Das Landgericht Baden-Baden hat am 11.10.2022 durch Beschluss (Az.: 3 O 277/22) eine einstweilige Unterlassungsverfügung gegen den Antragsgegner, wegen der Verletzung des Rechts am eingerichteten und ausgeübten Gewerbebetriebs, erlassen. Demnach soll er die Antragstellerin nicht mehr mit Forderungen kontaktieren, die im Zusammenhang mit der Einbindung von „Google Fonts“ stehen. Im Namen des Antragsgegners wurden bereits massenhaft Abmahnungen wegen „Persönlichkeitsrechtsverletzung Datenschutz Google Fonts“ verschickt, so auch an unsere Kollegen.
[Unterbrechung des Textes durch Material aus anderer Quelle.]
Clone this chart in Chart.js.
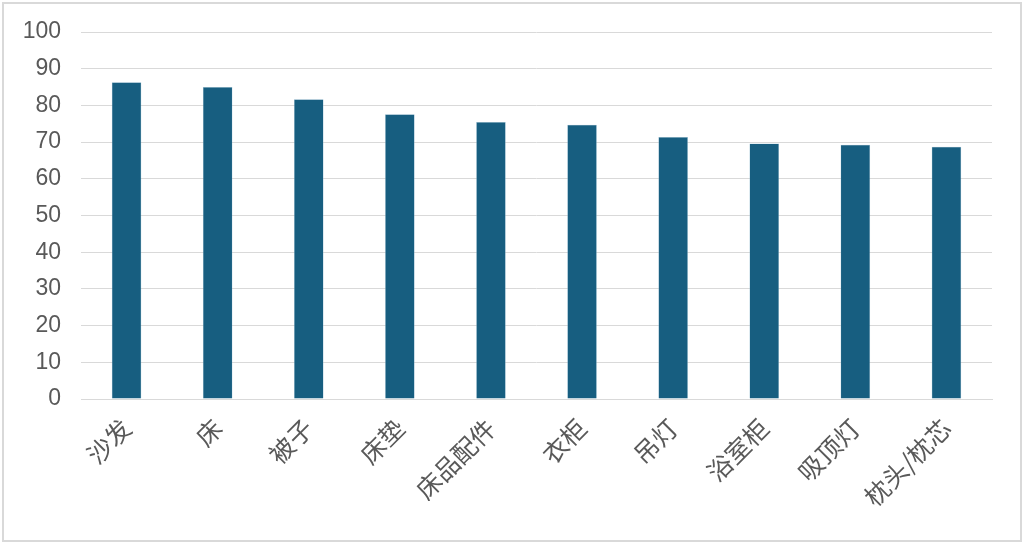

Bei einem Verstoß gegen das Verbot droht dem Antragsgegner nun ein Ordnungsgeld von bis zu 250.000 € oder Ordnungshaft bis zu 6 Monaten.

Da nach den bisherigen Informationen die Beschlussverfügung noch nicht zugestellt wurde und der Beschluss ohne Anhörung der Gegenseite erlassen wurde, ist dieser weder bestands- noch rechtskräftig.

Außerdem ist zu beachten, dass sich der aktuelle Beschluss auf einen konkreten Fall bezieht, sodass daraus keine Rückschlüsse auf vergleichbare Situationen gezogen werden dürfen. Es bleibt also abzuwarten, wie die Gerichte in Zukunft auf die stetige Abmahn-Welle reagieren werden.